- [Problem statement]:
Starting at the first line of the listing below, repeat each line exactly until the line containing "6.7, 6.85, 6.57, 5.25, 3.9, 2.36, 0.94, 0.36, 0.18, 0.15];", which you include. Leave out pictures.

══ Raw data

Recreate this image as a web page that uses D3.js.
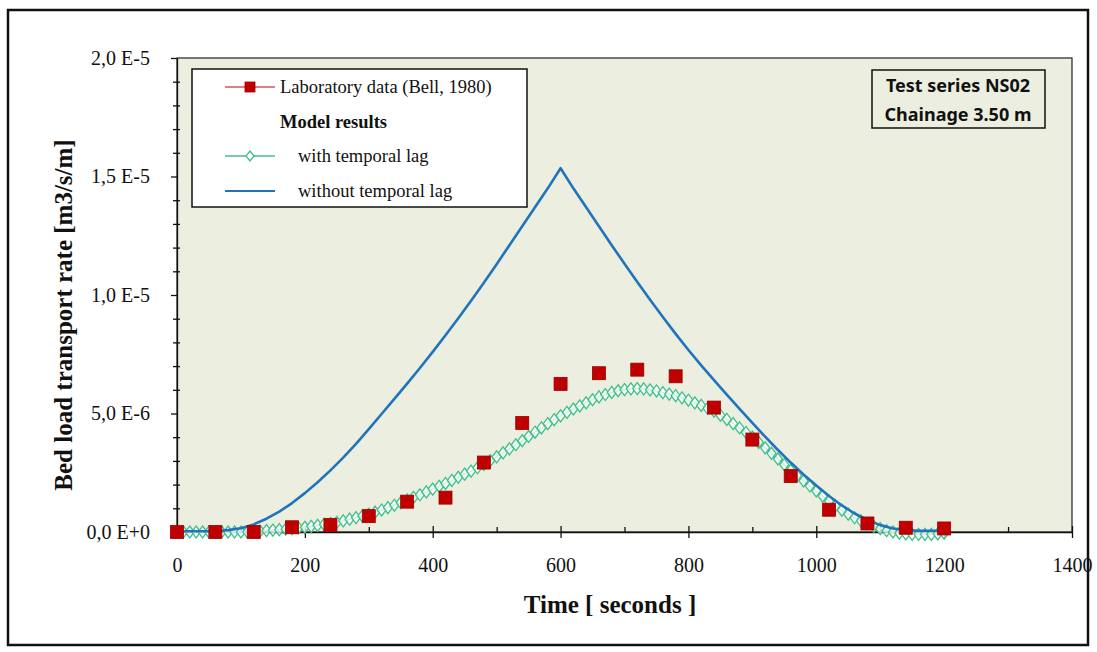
<!DOCTYPE html>
<html>
<head>
<meta charset="utf-8">
<script src="https://cdn.jsdelivr.net/npm/d3@7"></script>
<style>
body { margin: 0; background: #fff; }
svg { display: block; }
.axis text { font-family: "Liberation Serif", "Times New Roman", serif; font-size: 20px; fill: #111; }
.axis path, .axis line { stroke: #111; stroke-width: 1.3; }
.serif { font-family: "Liberation Serif", "Times New Roman", serif; fill: #111; }
</style>
</head>
<body>
<svg id="chart" width="1097" height="652"></svg>
<script>
// laboratory data (Bell, 1980) - rate in 1e-6 m3/s/m
var labTime = [0, 60, 120, 180, 240, 300, 360, 420, 480, 540, 600,
               660, 720, 780, 840, 900, 960, 1020, 1080, 1140, 1200];
var labRate = [0, 0, 0, 0.2, 0.3, 0.67, 1.28, 1.45, 2.93, 4.6, 6.25,
               6.7, 6.85, 6.57, 5.25, 3.9, 2.36, 0.94, 0.36, 0.18, 0.15];

// model with temporal lag, one value every 10 s (1e-6)
var lagStep = 10;
var lagRate = [0, 0, 0, 0, 0, 0, 0, 0, 0, 0, 0,
    0, 0.02, 0.04, 0.06, 0.08, 0.1, 0.12, 0.14, 0.17, 0.2,
    0.24, 0.28, 0.32, 0.36, 0.41, 0.47, 0.54, 0.61, 0.68, 0.75,
    0.84, 0.93, 1.03, 1.13, 1.24, 1.35, 1.46, 1.57, 1.69, 1.81,
    1.93, 2.05, 2.18, 2.31, 2.44, 2.57, 2.71, 2.85, 3.01, 3.17,
    3.34, 3.51, 3.68, 3.85, 4.03, 4.21, 4.39, 4.57, 4.74, 4.9,
    5.05, 5.19, 5.32, 5.45, 5.58, 5.7, 5.8, 5.89, 5.96, 6.01,
    6.04, 6.05, 6.04, 6.0, 5.95, 5.88, 5.82, 5.75, 5.66, 5.56,
    5.45, 5.34, 5.22, 5.1, 4.93, 4.75, 4.57, 4.39, 4.2, 4.0,
    3.78, 3.55, 3.32, 3.08, 2.84, 2.6, 2.38, 2.16, 1.94, 1.73,
    1.51, 1.3, 1.1, 0.92, 0.75, 0.6, 0.47, 0.35, 0.24, 0.14,
    0.06, 0, -0.05, -0.08, -0.1, -0.1, -0.1, -0.1, -0.08, -0.05];

// model without temporal lag, one value every 20 s (1e-6)
var noLagStep = 20;
var noLagRate = [0.03, 0.03, 0.03, 0.03, 0.08, 0.16, 0.32, 0.56, 0.86, 1.22,
    1.64, 2.1, 2.6, 3.14, 3.72, 4.34, 4.98, 5.62, 6.26, 6.92,
    7.6, 8.3, 9.02, 9.76, 10.52, 11.3, 12.1, 12.9, 13.7, 14.5,
    15.35, 14.5, 13.7, 12.9, 12.1, 11.32, 10.55, 9.8, 9.07, 8.36,
    7.68, 7.03, 6.41, 5.8, 5.2, 4.6, 4.02, 3.46, 2.93, 2.43,
    1.96, 1.52, 1.12, 0.78, 0.5, 0.29, 0.15, 0.08, 0.05, 0.05, 0.05];

var xTicks = [0, 200, 400, 600, 800, 1000, 1200, 1400];
var xMinor = [100, 300, 500, 700, 900, 1100, 1300];
var yTicks = [0, 5e-6, 1e-5, 1.5e-5, 2e-5];
var yTickLabels = ["0,0 E+0", "5,0 E-6", "1,0 E-5", "1,5 E-5", "2,0 E-5"];
var yMinor = [1e-6, 2e-6, 3e-6, 4e-6, 6e-6, 7e-6, 8e-6, 9e-6, 1.1e-5, 1.2e-5,
              1.3e-5, 1.4e-5, 1.6e-5, 1.7e-5, 1.8e-5, 1.9e-5];

var svg = d3.select("#chart");
var x = d3.scaleLinear().domain([0, 1400]).range([177, 1072]);
var y = d3.scaleLinear().domain([0, 2e-5]).range([532, 58]);

// outer frame
svg.append("rect")
    .attr("x", 8).attr("y", 10).attr("width", 1080).attr("height", 635)
    .attr("fill", "#fff").attr("stroke", "#111").attr("stroke-width", 2.5);

// plot area
svg.append("rect")
    .attr("x", x(0)).attr("y", y(2e-5))
    .attr("width", x(1400) - x(0)).attr("height", y(0) - y(2e-5))
    .attr("fill", "#ECEEDF").attr("stroke", "#222").attr("stroke-width", 1.2);

// x axis
var xg = svg.append("g").attr("class", "axis").attr("transform", "translate(0," + y(0) + ")");
xg.call(d3.axisBottom(x).tickValues(xTicks).tickSize(6).tickSizeOuter(0).tickPadding(20)
    .tickFormat(function(d) { return String(d); }));
xg.append("g").call(d3.axisBottom(x).tickValues(xTicks).tickSize(-6).tickFormat(""))
    .select(".domain").remove();
xg.append("g").call(d3.axisBottom(x).tickValues(xMinor).tickSize(-5).tickFormat(""))
    .select(".domain").remove();

// y axis
var yg = svg.append("g").attr("class", "axis").attr("transform", "translate(" + x(0) + ",0)");
yg.call(d3.axisLeft(y).tickValues(yTicks).tickSize(6).tickSizeOuter(0).tickPadding(21)
    .tickFormat(function(d, i) { return yTickLabels[i]; }));
yg.append("g").call(d3.axisLeft(y).tickValues(yMinor).tickSize(4).tickFormat(""))
    .select(".domain").remove();
yg.append("g").call(d3.axisLeft(y).tickValues(yMinor).tickSize(-3).tickFormat(""))
    .select(".domain").remove();

// axis titles
svg.append("text").attr("class", "serif")
    .attr("x", 610).attr("y", 613)
    .attr("text-anchor", "middle")
    .style("font-size", "25px").style("font-weight", "bold")
    .text("Time [ seconds ]");
svg.append("text").attr("class", "serif")
    .attr("transform", "translate(72,315) rotate(-90)")
    .attr("text-anchor", "middle")
    .style("font-size", "25px").style("font-weight", "bold")
    .text("Bed load transport rate [m3/s/m]");

// tall hollow diamond like the original marker
function diamond(w, h) {
    return "M0," + (-h) + "L" + w + ",0L0," + h + "L" + (-w) + ",0Z";
}
var green = "#3FBF8C", blue = "#1F74BD", red = "#C00000";

// with temporal lag (hollow diamonds)
var lagData = lagRate.map(function(v, i) { return { t: i * lagStep, v: v * 1e-6 }; });
svg.append("path")
    .datum(lagData)
    .attr("fill", "none").attr("stroke", green).attr("stroke-width", 1.5)
    .attr("d", d3.line().x(function(d) { return x(d.t); }).y(function(d) { return y(d.v); })
        .curve(d3.curveMonotoneX));
svg.append("g").selectAll("path")
    .data(lagData).enter().append("path")
    .attr("transform", function(d) { return "translate(" + x(d.t) + "," + y(d.v) + ")"; })
    .attr("d", diamond(4.5, 6))
    .attr("fill", "#fff").attr("fill-opacity", 0.75)
    .attr("stroke", green).attr("stroke-width", 1.3);

// without temporal lag
var noLagData = noLagRate.map(function(v, i) { return { t: i * noLagStep, v: v * 1e-6 }; });
svg.append("path")
    .datum(noLagData)
    .attr("fill", "none").attr("stroke", blue).attr("stroke-width", 2.6)
    .attr("stroke-linejoin", "round")
    .attr("d", d3.line().x(function(d) { return x(d.t); }).y(function(d) { return y(d.v); }));

// lab data
svg.append("g").selectAll("rect")
    .data(labTime).enter().append("rect")
    .attr("x", function(d) { return x(d) - 6.5; })
    .attr("y", function(d, i) { return y(labRate[i] * 1e-6) - 6.5; })
    .attr("width", 13).attr("height", 13)
    .attr("fill", red).attr("stroke", "#9A0000").attr("stroke-width", 0.8);

// legend
var lg = svg.append("g");
lg.append("rect")
    .attr("x", 192).attr("y", 69).attr("width", 335).attr("height", 138)
    .attr("fill", "#fff").attr("stroke", "#111").attr("stroke-width", 1.5);
lg.append("line").attr("x1", 225).attr("x2", 275).attr("y1", 87).attr("y2", 87)
    .attr("stroke", red).attr("stroke-width", 1.2);
lg.append("rect").attr("x", 245).attr("y", 82).attr("width", 10).attr("height", 10)
    .attr("fill", red).attr("stroke", "#9A0000").attr("stroke-width", 0.8);
lg.append("text").attr("class", "serif").attr("x", 280).attr("y", 93)
    .style("font-size", "18.5px").text("Laboratory data (Bell, 1980)");
lg.append("text").attr("class", "serif").attr("x", 280).attr("y", 128)
    .style("font-size", "18.5px").style("font-weight", "bold").text("Model results");
lg.append("line").attr("x1", 225).attr("x2", 275).attr("y1", 156).attr("y2", 156)
    .attr("stroke", green).attr("stroke-width", 1.5);
lg.append("path").attr("transform", "translate(250,156)").attr("d", diamond(4, 5))
    .attr("fill", "#fff").attr("stroke", green).attr("stroke-width", 1.3);
lg.append("text").attr("class", "serif").attr("x", 298).attr("y", 162)
    .style("font-size", "18.5px").text("with temporal lag");
lg.append("line").attr("x1", 225).attr("x2", 275).attr("y1", 191).attr("y2", 191)
    .attr("stroke", blue).attr("stroke-width", 2);
lg.append("text").attr("class", "serif").attr("x", 298).attr("y", 197)
    .style("font-size", "18.5px").text("without temporal lag");

// test series box
var tb = svg.append("g");
tb.append("rect")
    .attr("x", 872).attr("y", 70).attr("width", 173).attr("height", 58)
    .attr("fill", "none").attr("stroke", "#111").attr("stroke-width", 1.5);
tb.append("text").attr("x", 958).attr("y", 92).attr("text-anchor", "middle")
    .style("font-family", "'Noto Sans', sans-serif").style("font-size", "18px")
    .style("font-weight", "bold").attr("fill", "#111").text("Test series NS02");
tb.append("text").attr("x", 958).attr("y", 121).attr("text-anchor", "middle")
    .style("font-family", "'Noto Sans', sans-serif").style("font-size", "18px")
    .style("font-weight", "bold").attr("fill", "#111").text("Chainage 3.50 m");
</script>
</body>
</html>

════

- [Finished task]:
Recreate this image as a web page that uses D3.js.
<!DOCTYPE html>
<html>
<head>
<meta charset="utf-8">
<script src="https://cdn.jsdelivr.net/npm/d3@7"></script>
<style>
body { margin: 0; background: #fff; }
svg { display: block; }
.axis text { font-family: "Liberation Serif", "Times New Roman", serif; font-size: 20px; fill: #111; }
.axis path, .axis line { stroke: #111; stroke-width: 1.3; }
.serif { font-family: "Liberation Serif", "Times New Roman", serif; fill: #111; }
</style>
</head>
<body>
<svg id="chart" width="1097" height="652"></svg>
<script>
// laboratory data (Bell, 1980) - rate in 1e-6 m3/s/m
var labTime = [0, 60, 120, 180, 240, 300, 360, 420, 480, 540, 600,
               660, 720, 780, 840, 900, 960, 1020, 1080, 1140, 1200];
var labRate = [0, 0, 0, 0.2, 0.3, 0.67, 1.28, 1.45, 2.93, 4.6, 6.25,
               6.7, 6.85, 6.57, 5.25, 3.9, 2.36, 0.94, 0.36, 0.18, 0.15];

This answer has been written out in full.